A proposal to strengthen the Canada Pension Plan: the 1.5 option
Expanding the Canada Pension Plan is back on the table. The federal and provincial finance ministers have been exploring several proposals for expanding the CPP in a paper prepared by their officials.
When the Canada and Quebec Pension Plans were created in the mid-1960s, they were deliberately designed to pay relatively modest benefits. The reasoning was that the private tier of employer-sponsored pension plans and individual savings plans would play the lion’s share of the earnings replacement objective for middle- and upper-income Canadians. The Achilles heel of Canada’s retirement income system is that private pension and savings plans never grew sufficiently to properly serve the earnings replacement objective for many Canadians.

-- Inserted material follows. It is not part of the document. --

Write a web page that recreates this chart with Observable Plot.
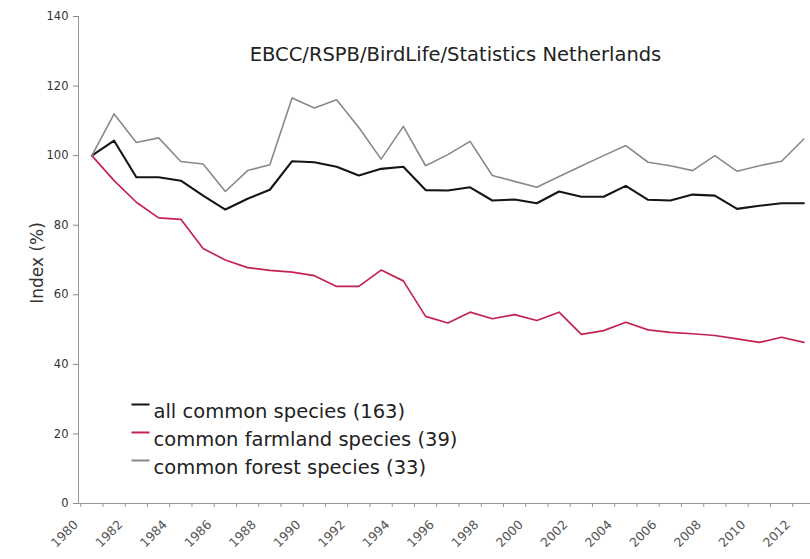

The Caledon Institute for several years has been proposing a ‘1.5’ solution for expanding the Canada Pension Plan in which the Year’s Maximum Pensionable Earnings would increase by 50 percent and the earnings replacement rate would also rise by 50 percent. We would raise the Year’s Maximum Pensionable Earnings level from its current $50,100 to $75,150 – an increase of one-half. The earnings replacement rate would go from 25 to 37.5 percent – also an increase of 50 percent. As a result, the maximum CPP benefit would more than double, from $11,840 to $28,181.
Finance ministers are said to be discussing three main options for expanding the Canada Pension Plan. The finance ministers’ third option is very close to Caledon’s 1.5 solution.